I make out a school bus…glowing orange, green, magenta, lavender, chlorine blue, every fluorescent pastel imaginable in thousands of designs.

Tom Wolf

Magenta is a beautiful name and one that is worthy of the richness of its color. How did the name originate? It wasn’t always called magenta. Here are a couple of possibilities:

The color magenta was originally called fuchsine, which was the name of a purple-pink dye. It was possibly renamed in 1859 as a celebration of the victory of the French army at the Battle of Magenta. Magenta is a town in Northern Italy. The color might also have been named after the red uniforms of the French troops.

The color also has been called mauveine which in turn is aniline purple and Perkin’s mauve. Perkins accidentally discovered this synthetic dye in 1856 when he was attempting to find a cure for malaria.

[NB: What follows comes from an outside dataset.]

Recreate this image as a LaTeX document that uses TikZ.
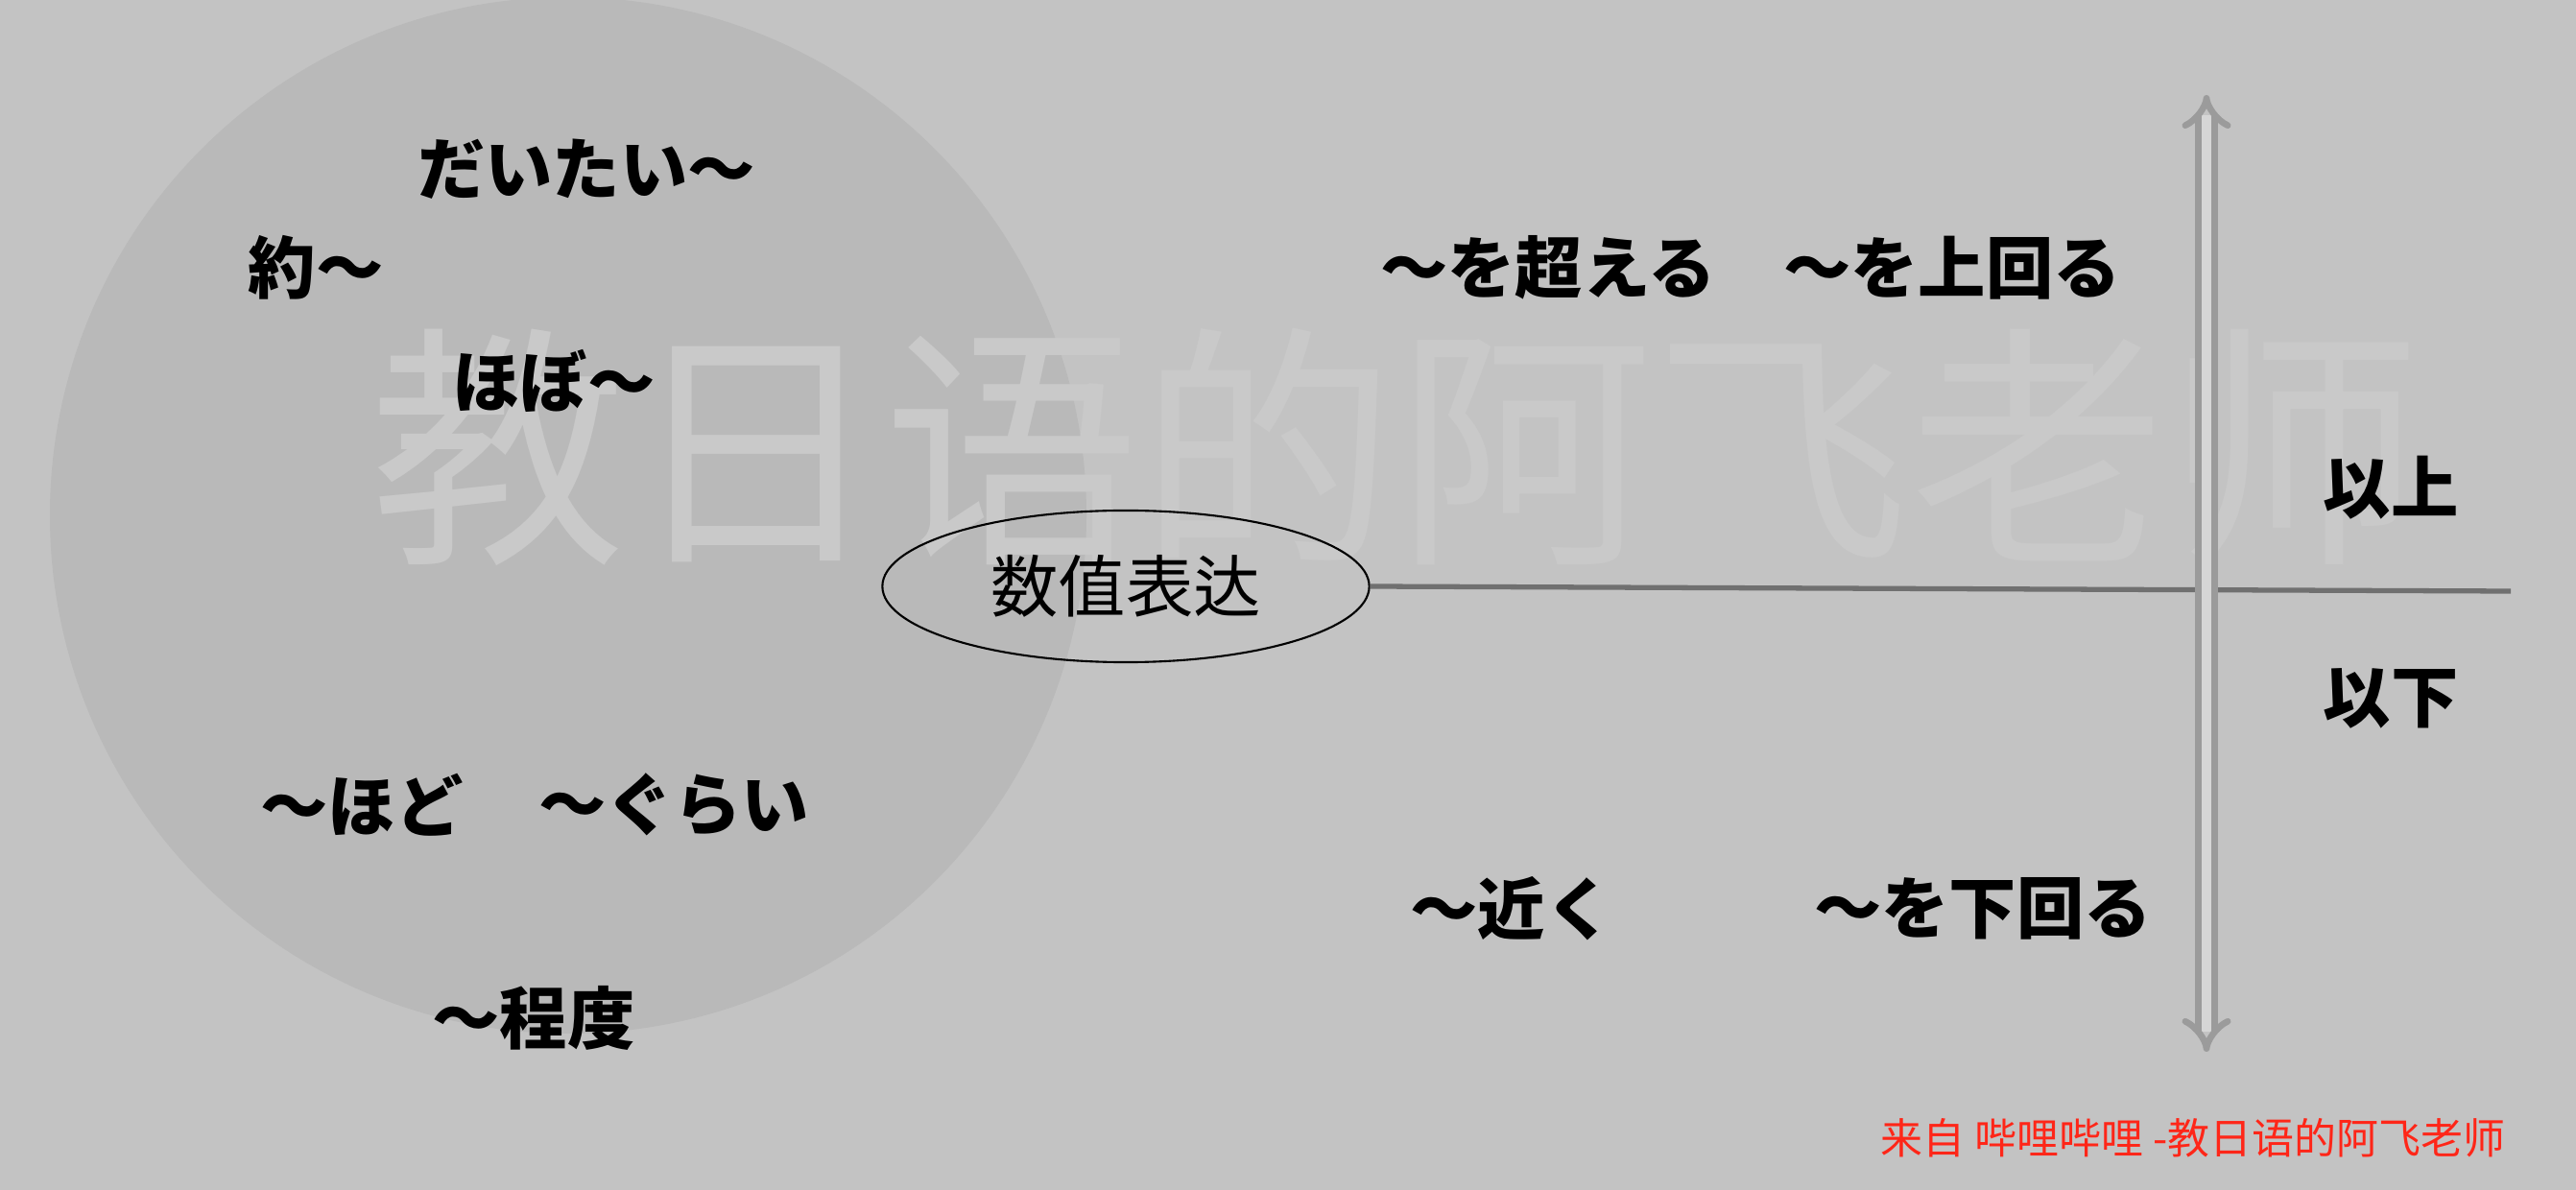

The Magenta Rose was first named in 1927. A Magenta Rose garden is beautiful to behold and the sweet fragrance of its blooms can be mood enhancing.  Have you ever been presented with a magenta rose bouquet and have you ever thought about whether those magenta-colored roses would  smell as sweet if instead, the flowers were described as being fuchsine-colored or mauveine-colored? Would a different word alter the perfume? Probably not, but the word magenta sounds so much better! It has a musical quality – magenta…center…scenta…momenta…pimento… whereas the sound of fuchsine has a rather medical connotation…fuchsine – vaccine and so on. 

Magenta is actually a primary color (not red). Think of the inks you use for your computer:  black, magenta, yellow and cyan. If you mix magenta with yellow, you will get red. Henry Matisse and the Fauvist painters used magenta as did Paul Gauguin in some of his South Seas paintings.

Magenta is actually a complementary color to green so try staring at a green light and the after-image you might see will be MAGENTA!